Everywhere she turned inside of the dining room, Priovolos was reminded of those bygone days when her father greeted customers with a big smile, hearty laugh and some wonderful food.
“Keeping the restaurant going,” Priovolos said, “was like keeping him alive, I guess. When I walk in here, I feel his presence everywhere.”
Priovolos said she has been wrestling with the idea of closing the place for a few years now. The original plan was to sell it, but hang in there long enough so as to create a seamless transition with the new owners. However, life had other ideas.
“There was a hint from my father and God, really,” she said. “A lot of things culminated. I wanted to hold off until the other people were ready to come in, but I couldn’t do it because my mom had to go to the hospital.
“My dog dies. Monday, my mom went into surgery. Tuesday, my dog died. And then the third day, one of the waitresses had to have emergency surgery. So, I had to visit my mom and the waitress. And it was the anniversary of father’s death in that same month. It was just a culmination of, ‘You know, I can’t do this. I can’t do all this.’ My daughter works full time and she would finish and come help out. So, I said, ‘You know, I think that’s a sign saying it’s time.’ I couldn’t cut myself in 50 different pieces.”
Although she had been preparing herself for this moment, the last day was difficult for Priovolos. The regulars in town, who would line the lunch counter and order everything from scrod to stuffed cabbage to spaghetti, filed in to say goodbye. The waitresses and cooks took photos together. Well-wishers gave Priovolos a bouquet of bright purple flowers as a going away present.
The way the emotions and tears flowed reminded Priovolos of the final episode of one of NBC’s long-running comedies from the 1980s and ’90s in which another neighborhood eatery that was beloved by its surrounding community shut its doors.
“We had families, kids here,” she said. “I had little kids crying, saying this was their favorite place and they’re so sad. It broke my heart. And the counter crew from town, and the locals. They were coming for years. They said how much fun it was to come here. It was like ‘Cheers’ — a lot of goodbyes and tears.”
Priovolos thinks her father would have understood that it was time to move on and focus on taking care of her mother, Irene, who was to be discharged from the hospital the day after the restaurant closed.
To remind, or perhaps to reassure, herself she evoked Ecclesiastes in the goodbye note she posted on the restaurant’s front door.
“There is a reason for everything in life,” it read in part.
Priovolos’ father, John, would have been proud of his daughter.
He came from Melissa, a small village in the south of Greece; served in the Greek army; and was an electrician by trade. He worked hard, saved up some money and came to America in 1966.

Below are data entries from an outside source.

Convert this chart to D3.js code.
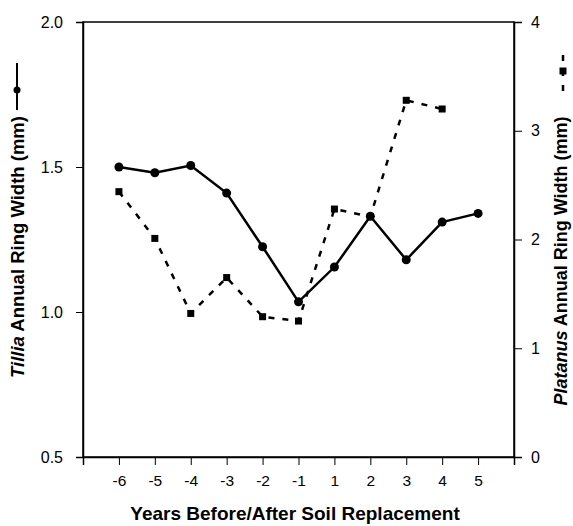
<!DOCTYPE html>
<html>
<head>
<meta charset="utf-8">
<script src="https://cdn.jsdelivr.net/npm/d3@7"></script>
<style>
    body { margin: 0; background: #fff; }
    text { font-family: "Liberation Sans", Arial, sans-serif; fill: #000; }
</style>
</head>
<body>
<svg id="chart"></svg>
<script>
// Data
var years = [-6, -5, -4, -3, -2, -1, 1, 2, 3, 4, 5];
var tilliaValues = [1.50, 1.48, 1.505, 1.41, 1.225, 1.035, 1.155, 1.33, 1.18, 1.31, 1.34];
var platanusValues = [2.44, 2.01, 1.32, 1.65, 1.29, 1.25, 2.28, 2.21, 3.28, 3.20];
var leftTicks = [0.5, 1.0, 1.5, 2.0];
var rightTicks = [0, 1, 2, 3, 4];

function drawChart() {
    var width = 573,
        height = 526,
        left = 83,
        right = 514,
        top = 22,
        bottom = 457;

    var svg = d3.select("#chart")
        .attr("width", width)
        .attr("height", height);

    // x positions are by index, with one empty slot on each side
    var x = d3.scaleLinear().domain([-1, years.length]).range([left, right]);
    var yLeft = d3.scaleLinear().domain([0.5, 2.0]).range([bottom, top]);
    var yRight = d3.scaleLinear().domain([0, 4]).range([bottom, top]);

    // Frame
    svg.append("rect")
        .attr("x", left).attr("y", top)
        .attr("width", right - left).attr("height", bottom - top)
        .attr("fill", "none").attr("stroke", "#000").attr("stroke-width", 1.5);

    // Bottom axis, ticks at every slot including the ends
    var xTickIdx = d3.range(-1, years.length + 1);
    var xAxis = d3.axisBottom(x)
        .tickValues(xTickIdx)
        .tickSize(8)
        .tickPadding(10)
        .tickFormat(function (d) {
            return (d >= 0 && d < years.length) ? years[d] : "";
        });
    var gx = svg.append("g")
        .attr("transform", "translate(0," + bottom + ")")
        .call(xAxis);

    var gl = svg.append("g")
        .attr("transform", "translate(" + left + ",0)")
        .call(d3.axisLeft(yLeft).tickValues(leftTicks).tickSize(7).tickPadding(13)
            .tickFormat(d3.format(".1f")));

    var gr = svg.append("g")
        .attr("transform", "translate(" + right + ",0)")
        .call(d3.axisRight(yRight).tickValues(rightTicks).tickSize(8).tickPadding(9)
            .tickFormat(d3.format("d")));

    [gx, gl, gr].forEach(function (g) {
        g.select(".domain").attr("stroke-width", 1.5);
        g.selectAll(".tick line").attr("stroke-width", 1);
        g.selectAll(".tick text").style("font-size", "16px").attr("fill", "#000");
    });
    gx.selectAll(".tick text").style("font-size", "15.5px");

    // Platanus dashed series
    var platLine = d3.line()
        .x(function (d, i) { return x(i); })
        .y(function (d) { return yRight(d); });
    svg.append("path")
        .datum(platanusValues)
        .attr("d", platLine)
        .attr("fill", "none")
        .attr("stroke", "#000")
        .attr("stroke-width", 2.5)
        .attr("stroke-dasharray", "6,8");
    svg.selectAll(".plat-pt")
        .data(platanusValues)
        .enter().append("rect")
        .attr("class", "plat-pt")
        .attr("x", function (d, i) { return x(i) - 3.5; })
        .attr("y", function (d) { return yRight(d) - 3.5; })
        .attr("width", 7).attr("height", 7)
        .attr("fill", "#000");

    // Tillia solid series
    var tilLine = d3.line()
        .x(function (d, i) { return x(i); })
        .y(function (d) { return yLeft(d); });
    svg.append("path")
        .datum(tilliaValues)
        .attr("d", tilLine)
        .attr("fill", "none")
        .attr("stroke", "#000")
        .attr("stroke-width", 2.5);
    svg.selectAll(".til-pt")
        .data(tilliaValues)
        .enter().append("circle")
        .attr("class", "til-pt")
        .attr("cx", function (d, i) { return x(i); })
        .attr("cy", function (d) { return yLeft(d); })
        .attr("r", 4.5)
        .attr("fill", "#000");

    // x title
    svg.append("text")
        .attr("x", 295).attr("y", 520)
        .attr("text-anchor", "middle")
        .style("font-size", "19px").style("font-weight", "bold")
        .text("Years Before/After Soil Replacement");

    // Left title with legend symbol
    var lt = svg.append("text")
        .attr("transform", "translate(24,247) rotate(-90)")
        .attr("text-anchor", "middle")
        .style("font-size", "18.5px").style("font-weight", "bold");
    lt.append("tspan").style("font-style", "italic").text("Tillia");
    lt.append("tspan").text(" Annual Ring Width (mm)");
    svg.append("line")
        .attr("x1", 17).attr("x2", 17).attr("y1", 63).attr("y2", 110)
        .attr("stroke", "#000").attr("stroke-width", 2);
    svg.append("circle").attr("cx", 17).attr("cy", 90).attr("r", 3.5).attr("fill", "#000");

    // Right title with legend symbol
    var rt = svg.append("text")
        .attr("transform", "translate(567,261) rotate(-90)")
        .attr("text-anchor", "middle")
        .style("font-size", "18px").style("font-weight", "bold");
    rt.append("tspan").style("font-style", "italic").text("Platanus");
    rt.append("tspan").text(" Annual Ring Width (mm)");
    svg.append("line")
        .attr("x1", 563).attr("x2", 563).attr("y1", 55).attr("y2", 91)
        .attr("stroke", "#000").attr("stroke-width", 2.5)
        .attr("stroke-dasharray", "6,9");
    svg.append("rect").attr("x", 559.5).attr("y", 67.5).attr("width", 7).attr("height", 7).attr("fill", "#000");
}

drawChart();
</script>
</body>
</html>
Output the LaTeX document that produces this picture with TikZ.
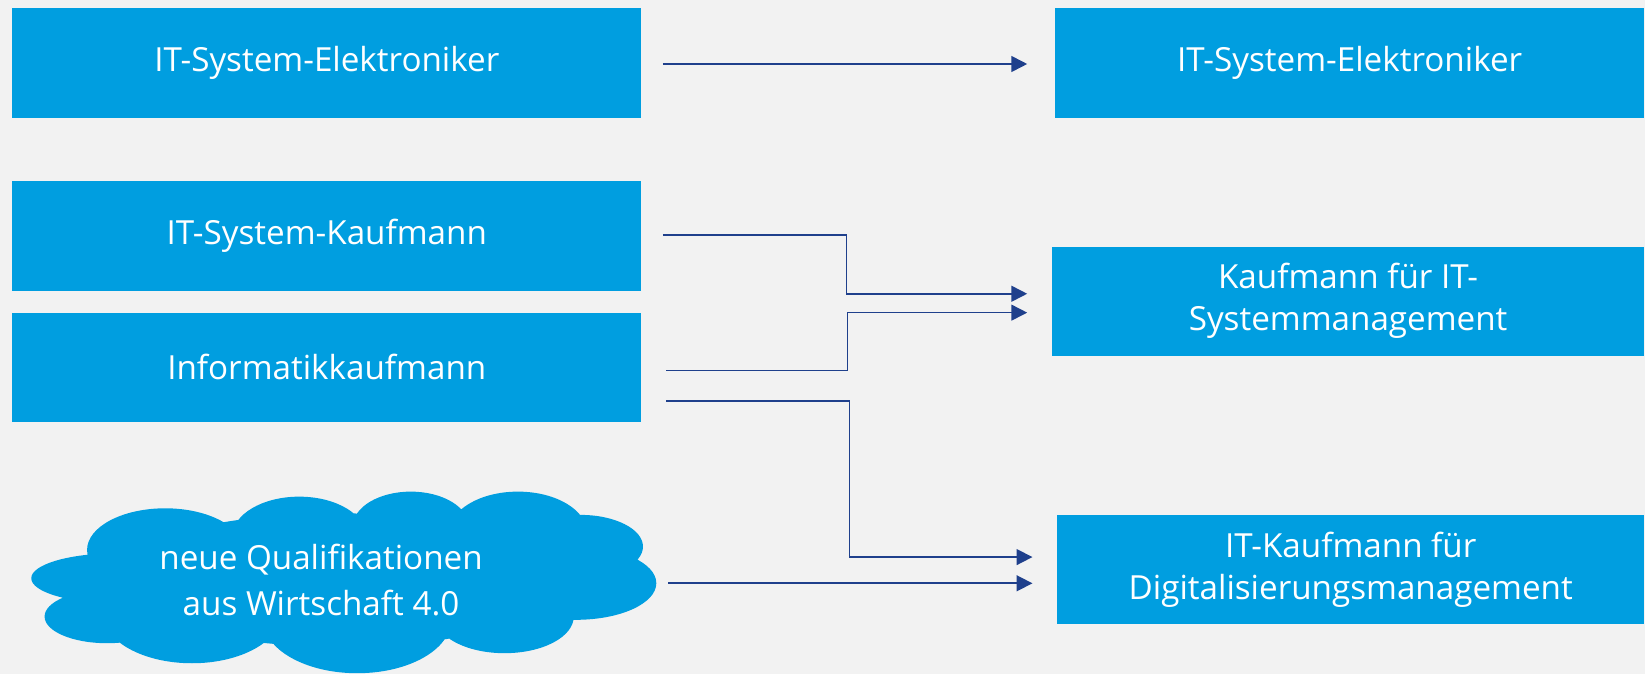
\documentclass[tikz,border=0pt]{standalone}
\usepackage{fontspec}
\setmainfont{Open Sans}
\usetikzlibrary{arrows.meta,calc}
\definecolor{boxblue}{RGB}{0,158,224}
\definecolor{linkblue}{RGB}{31,64,140}
\definecolor{backgray}{RGB}{242,242,242}

\begin{document}
\begin{tikzpicture}[x=0.01cm,y=-0.01cm,
    box/.style={fill=boxblue,text=white,align=center,inner sep=0pt,
        minimum height=1.04cm,font=\fontsize{9}{11.4}\selectfont},
    conn/.style={linkblue,line width=0.45pt,
        -{Triangle[length=0.15cm,width=0.15cm]}}]
    \fill[backgray] (0,0) rectangle (1568,642);
    \useasboundingbox (0,0) rectangle (1568,642);
    %old trainings on the left
    \node[box,minimum width=5.99cm] (elkalt) at (311.5,60) {IT-System-Elektroniker};
    \node[box,minimum width=5.99cm] (kfmalt) at (311.5,225) {IT-System-Kaufmann};
    \node[box,minimum width=5.99cm] (infalt) at (311.5,350) {Informatikkaufmann};
    %the cloud, made of puffs
    \fill[boxblue] (323.5,552.8) ellipse [x radius=221, y radius=63.5]
        (157.5,524.2) ellipse [x radius=74.5, y radius=39.7]
        (285.2,511.5) ellipse [x radius=63.8, y radius=38.1]
        (391.6,502.0) ellipse [x radius=55.3, y radius=33.4]
        (493.7,508.3) ellipse [x radius=66.0, y radius=39.7]
        (553.3,521.0) ellipse [x radius=59.6, y radius=30.2]
        (549.0,555.9) ellipse [x radius=76.6, y radius=34.9]
        (480.9,587.7) ellipse [x radius=66.0, y radius=34.9]
        (340.5,590.9) ellipse [x radius=89.4, y radius=50.8]
        (183.0,584.5) ellipse [x radius=85.1, y radius=47.7]
        (102.1,587.7) ellipse [x radius=59.6, y radius=25.4]
        (110.7,551.2) ellipse [x radius=80.9, y radius=23.8];
    \coordinate (wolke) at (626,556);
    \node[text=white,align=center,inner sep=0pt,
        font=\fontsize{9}{12.5}\selectfont] (neu) at (306,553)
        {neue Qualifikationen\\aus Wirtschaft 4.0};
    %new trainings on the right
    \node[box,minimum width=5.61cm] (elkneu) at (1286.5,60) {IT-System-Elektroniker};
    \node[box,minimum width=5.64cm] (sysneu) at (1285,287) {Kaufmann für IT-\\Systemmanagement};
    \node[box,minimum width=5.59cm] (digneu) at (1287.5,543) {IT-Kaufmann für\\Digitalisierungsmanagement};
    %connectors
    \draw[conn] ($(elkalt.east)+(20,1)$) -- ($(elkneu.west)+(-26,1)$);
    \draw[conn] ($(kfmalt.east)+(20,-1)$) -- ++(175,0)
        |- ($(sysneu.west)+(-23,-7)$);
    \draw[conn] ($(infalt.east)+(23,3)$) -- ++(173,0)
        |- ($(sysneu.west)+(-23,11)$);
    \draw[conn] ($(infalt.east)+(23,32)$) -- ++(175,0)
        |- ($(digneu.west)+(-23,-12)$);
    \draw[conn] ($(wolke)+(11,0)$) -- ($(digneu.west)+(-23,13)$);
\end{tikzpicture}
\end{document}
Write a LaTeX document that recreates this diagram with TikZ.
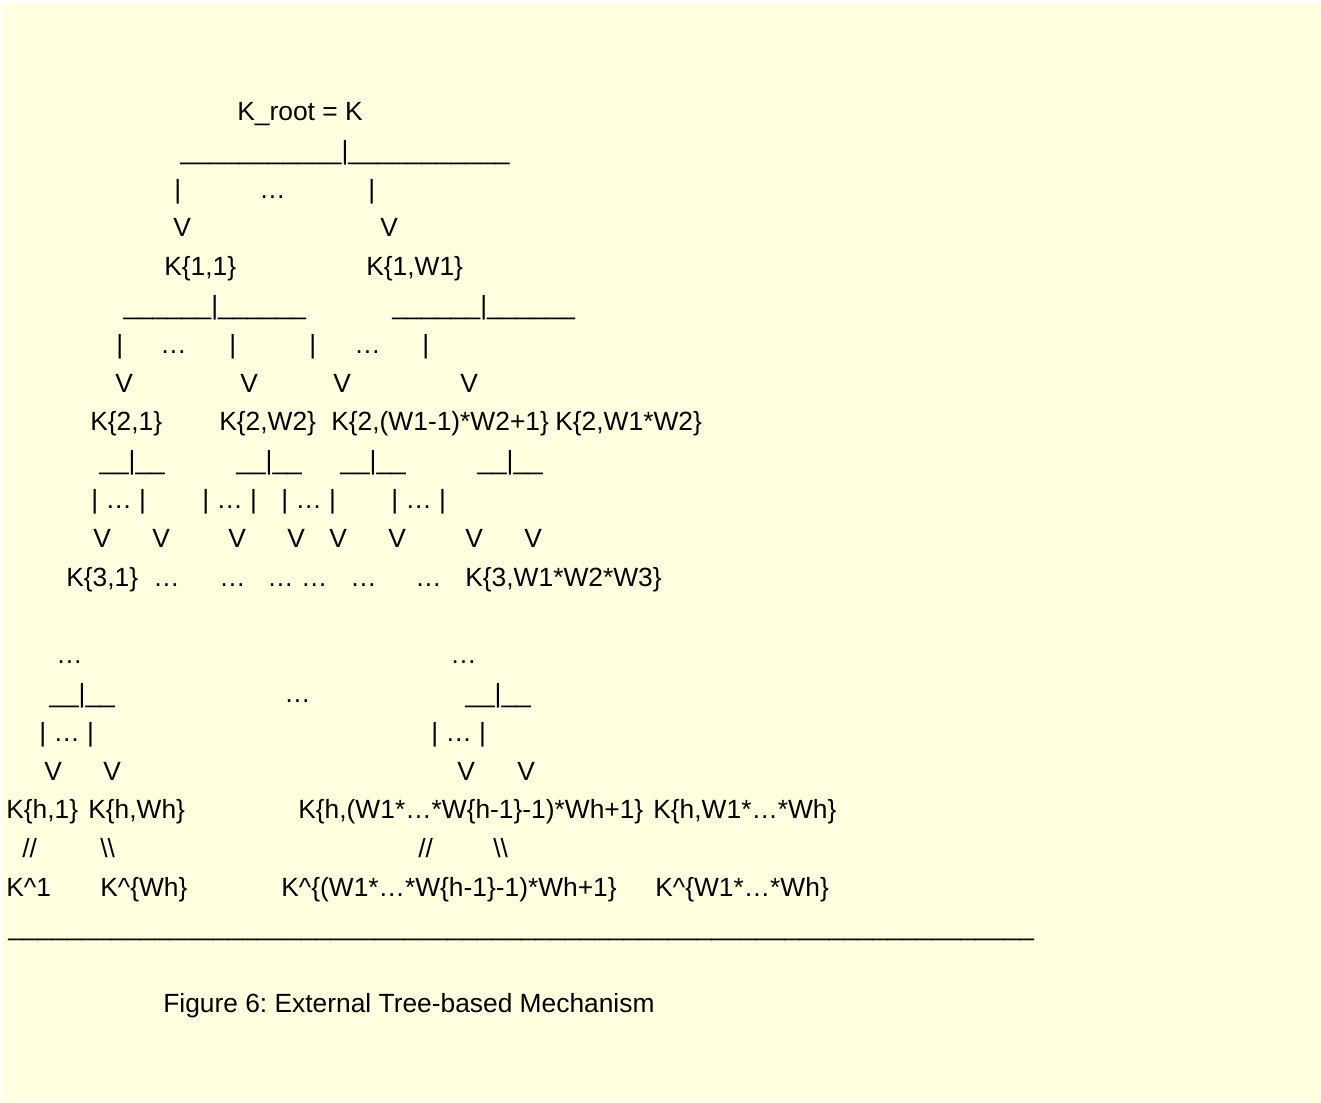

Priovolos said her dad was a powerful role model. He showed her the importance of hard work, and also ran the Lido Diner on U.S. Route 22 in Springfield.
“That’s what he said, ‘Never give up. Always strive,’ she said. “He came from Greece. He came over here with nothing. He would always say, ‘Work hard and never give up.’ And that’s what he did.”
He loved horse racing, gardening and, above all, cooking food that made people happy.
Around the Downtown Family Restaurant, formerly the Cranford Diner, he was known as the “Soup King.”
“He was wonderful,” Priovolos said. “He would love to make the cookies. He loved to make the soup and come and say, ‘Here, try this.’ He had a big personality.”
Priovolos said there was one final sign that it was time to close the restaurant. After all the customers had left, a light in the dining room inexplicably went out. Immediately, she remembered a tale her parents often told her. John had proposed to Irene under a street light.
“When he asked her, the light went out,” Priovolos said. “He told her that it was a sign that she had to say yes to him.”